Le nouveau système réduirait de fait les pensions. Le système envisagé propose, au mieux, de figer la part de celles-ci dans les richesses produites (13,8 % du produit intérieur brut) alors que le nombre de retraités va augmenter : le même « gâteau » à partager par plus de monde ! Cela pousserait ceux qui en ont les moyens à choisir des « surcomplémentaires », autre nom des fonds de pension placés sur les marchés financiers.

Anxiogène, inégalitaire, individualiste, la retraite à points rompt avec la philosophie du système par répartition, plus solidaire et collectif

Une parenthèse sur la polémique soulevée par l’économiste Thomas Piketty, ardent défenseur de la retraite à points au cœur du dispositif Macron. Il s’est fait reprendre pour avoir déclaré sur France Inter le 2 décembre : « Avec la réforme des retraites, les salaires à moins de 10 000 euros cotiseront 28 % quand les salaires de plus de 10 000 euros ne cotiseront qu’à 2,8 %. ». En fait, les salariés qui touchent plus de trois fois le plafond de la Sécurité sociale — soit 10 135 euros par mois) acquitteront 25,3 % de cotisations jusqu’à 10 135 euros, comme tout salarié. Et ils ne paieront plus que 2,8 % sur la partie supérieure à ce montant.

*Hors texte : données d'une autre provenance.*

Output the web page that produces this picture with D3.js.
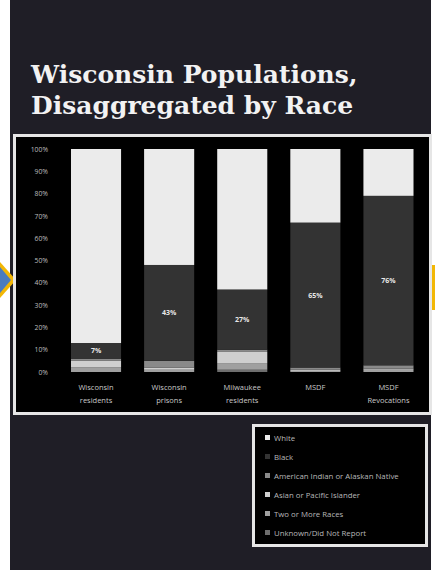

Les porte-voix du gouvernement font valoir que ces salariés n’auront aucun droit à la retraite sur cette partie du salaire. Mais c’est justement cela qui remet en cause le principe du système de répartition : ceux qui ont le plus doivent contribuer le plus pour répondre aux besoins de tous. Or, avec le système Macron, ils participeraient moins et seraient encore davantage poussés à souscrire un plan épargne retraite privé — les fameux fonds de pension. Ce qui amènerait ces salariés à se désolidariser petit à petit du système général (pourquoi payer si l’on n’en profite pas ?) et le gouvernement à retirer la taxe dès qu’il le pourra…

Anxiogène, inégalitaire, individualiste, la retraite par point est « en rupture » totale avec la philosophie du système par répartition, plus solidaire et collectif. M. Macron le dit, et c’est bien l’un des seuls moments de vérité du président.